Your Family Might Not Want Your Stuff

Your Family Might Not Want Your Stuff article image

Your Family Might Not Want Your Stuff Contributed by: Mindi K. Cooper, Estate Planning Coordinator

A few months ago, my family and I were visiting my 92-year-old great-grandmother. Her health had started to decline, and we wanted to spend some time with her while we still had the chance.

Mommom Jeanne was an interesting lady and loved all things fashion. She worked for Strawbridge and Clothier Department store in the shoe department and always had the trendiest new shoes. While we were visiting, Mommom insisted that I look through her closet and that I could have anything I wanted. I tried telling her that I didn’t need anything, and the time spent with her was what mattered most to me.

She went on and on about other things she had that she wanted me, my sister, and my mom to take. With Mommom working in the retail industry most of her career, she had accumulated a lot of stuff! Despite our profession, we all do that – we accumulate so much stuff over the course of our lives. Mommom’s tried and true sparkly blazer isn’t quite my style, but she thinks I’d look amazing in it. And those loafers from 1989 were probably the hottest shoe back then but not something I’d like to have in my closet today.

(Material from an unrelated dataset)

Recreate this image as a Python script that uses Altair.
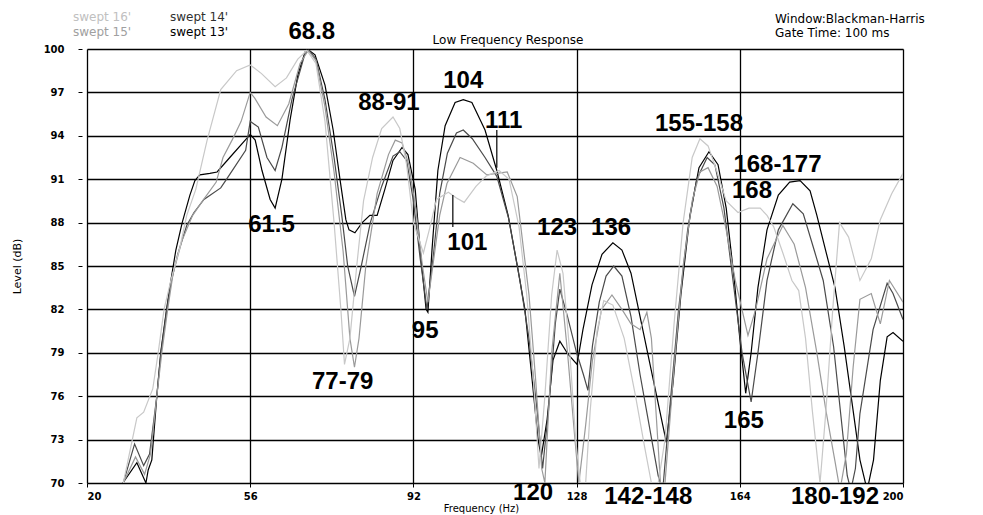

In our work, we see so many younger generations who are faced with their loved ones’ tangible stuff and who are so often uninterested in keeping it. Although they appreciate the love in the gesture of passing it down to them, they rarely find the same value in the items that the original owner felt. Their disinterest in the items reflects different opinions of hobbies, different lifestyles, differing amounts of storage space at home, or a discomfort with what it takes to maintain the item. We’ve experienced our clients not wanting to receive “stuff” from the likes of baseball card collections and fine chinaware to lawnmowers.

It’s important to have a conversation about the things you would like to leave to your loved ones while you’re still able. An experienced elder law and estate planning attorney could help you incorporate a Personal Property Memorandum into your planning. This estate planning tool is used to list tangible personal property like furniture, jewelry, décor, clothing, etc. and assign the specific person or people you want to receive it. This document can be edited over time without the need for signing formalities like witnessing and notarization.

We encourage our clients to work on the memorandum with family members. The activity serves the purpose of documenting the owner’s wish for what happens to the item and might capture feedback about a recipient not being interested in keeping the item. Some families find both perspectives helpful. More importantly, it gives the older adult an opportunity to share history on the items, which can so often mean more to the loved ones than the physical item itself.

Mommom Jeanne did this with us. She shared stories about specific pieces, and even though I didn’t want the sparkly black blazer, I enjoyed hearing about her wearing it and loving it. She was always the best at telling stories and would remember every possible detail. Mommom Jeanne passed away just a few weeks after our last visit. I’ll always remember her sass, spunk, and very stylish shoes.

Have the conversation. It’ll make for good memories while you’re rummaging through old things.